**Aim of the exercise**
In the material below, list every line carrying the string "this".

**Records for the task**
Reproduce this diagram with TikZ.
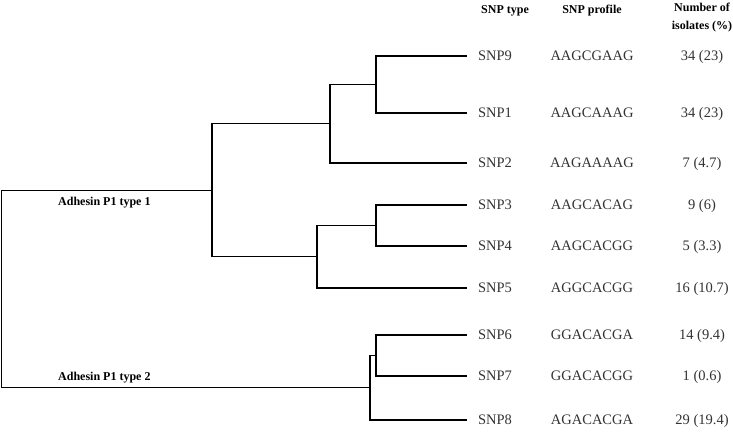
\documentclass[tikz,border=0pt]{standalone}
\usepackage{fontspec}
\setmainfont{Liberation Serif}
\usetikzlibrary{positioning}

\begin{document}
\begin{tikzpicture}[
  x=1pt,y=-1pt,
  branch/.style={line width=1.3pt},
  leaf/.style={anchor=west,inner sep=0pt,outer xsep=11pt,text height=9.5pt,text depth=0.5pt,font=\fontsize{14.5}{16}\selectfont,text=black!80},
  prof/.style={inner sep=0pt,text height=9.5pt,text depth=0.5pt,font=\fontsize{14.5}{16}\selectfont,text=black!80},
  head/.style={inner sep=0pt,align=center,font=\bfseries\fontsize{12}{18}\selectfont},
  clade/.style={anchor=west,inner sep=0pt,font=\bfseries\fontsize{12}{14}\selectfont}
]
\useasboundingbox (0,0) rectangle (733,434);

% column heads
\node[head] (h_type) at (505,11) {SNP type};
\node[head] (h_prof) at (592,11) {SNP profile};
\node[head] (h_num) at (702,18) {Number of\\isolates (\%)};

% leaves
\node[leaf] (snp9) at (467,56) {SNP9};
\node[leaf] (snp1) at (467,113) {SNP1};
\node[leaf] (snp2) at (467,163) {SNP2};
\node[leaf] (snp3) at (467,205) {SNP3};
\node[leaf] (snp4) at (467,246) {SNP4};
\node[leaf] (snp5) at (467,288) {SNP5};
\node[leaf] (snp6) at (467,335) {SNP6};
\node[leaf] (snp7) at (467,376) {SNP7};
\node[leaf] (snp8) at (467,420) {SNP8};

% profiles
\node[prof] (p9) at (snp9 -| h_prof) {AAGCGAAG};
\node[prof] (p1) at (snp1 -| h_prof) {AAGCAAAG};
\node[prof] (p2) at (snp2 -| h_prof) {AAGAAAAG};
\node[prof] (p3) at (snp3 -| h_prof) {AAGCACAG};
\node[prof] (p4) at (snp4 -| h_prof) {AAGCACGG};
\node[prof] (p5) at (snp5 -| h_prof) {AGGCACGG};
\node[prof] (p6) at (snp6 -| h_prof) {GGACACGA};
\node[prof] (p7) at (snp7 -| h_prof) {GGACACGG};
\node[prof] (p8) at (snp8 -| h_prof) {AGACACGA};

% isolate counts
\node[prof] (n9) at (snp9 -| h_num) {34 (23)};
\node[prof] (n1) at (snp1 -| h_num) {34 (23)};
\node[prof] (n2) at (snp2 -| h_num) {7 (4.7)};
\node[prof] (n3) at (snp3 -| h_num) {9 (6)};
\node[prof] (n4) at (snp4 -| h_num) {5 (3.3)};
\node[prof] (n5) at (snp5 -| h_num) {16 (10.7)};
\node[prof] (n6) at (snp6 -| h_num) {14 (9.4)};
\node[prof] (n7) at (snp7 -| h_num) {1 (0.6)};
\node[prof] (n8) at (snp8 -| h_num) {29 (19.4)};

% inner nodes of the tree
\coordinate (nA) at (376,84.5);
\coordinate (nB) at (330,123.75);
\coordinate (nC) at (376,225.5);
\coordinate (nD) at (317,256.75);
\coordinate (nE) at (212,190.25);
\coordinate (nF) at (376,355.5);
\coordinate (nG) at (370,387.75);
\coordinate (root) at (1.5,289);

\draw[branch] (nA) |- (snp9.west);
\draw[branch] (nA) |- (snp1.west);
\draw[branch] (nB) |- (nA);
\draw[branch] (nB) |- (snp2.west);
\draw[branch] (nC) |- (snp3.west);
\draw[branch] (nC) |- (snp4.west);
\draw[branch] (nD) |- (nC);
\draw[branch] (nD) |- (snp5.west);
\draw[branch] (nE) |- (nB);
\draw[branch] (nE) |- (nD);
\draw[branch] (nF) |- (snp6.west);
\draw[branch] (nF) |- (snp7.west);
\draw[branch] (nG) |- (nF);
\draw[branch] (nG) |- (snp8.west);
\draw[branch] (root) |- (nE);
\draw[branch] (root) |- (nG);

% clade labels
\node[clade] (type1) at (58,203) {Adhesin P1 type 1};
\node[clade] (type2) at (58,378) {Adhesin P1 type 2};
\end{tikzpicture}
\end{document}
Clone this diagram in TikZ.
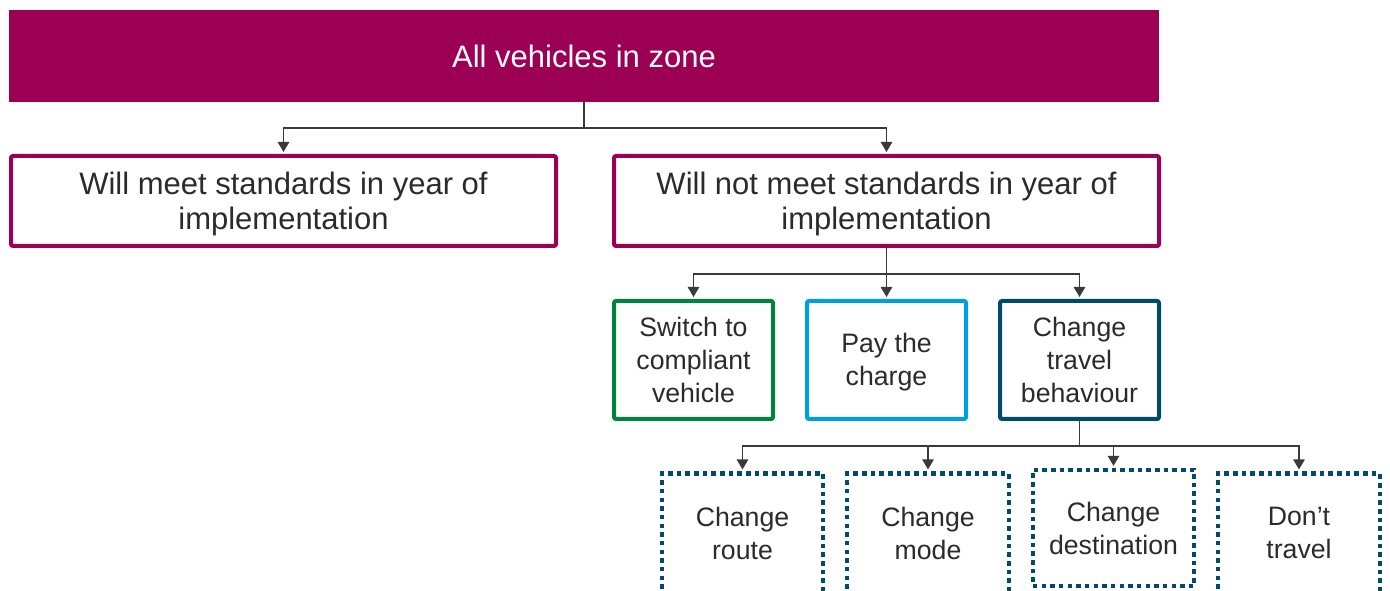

**Reply to the exercise**
Reproduce this diagram with TikZ.
Clone this diagram in TikZ.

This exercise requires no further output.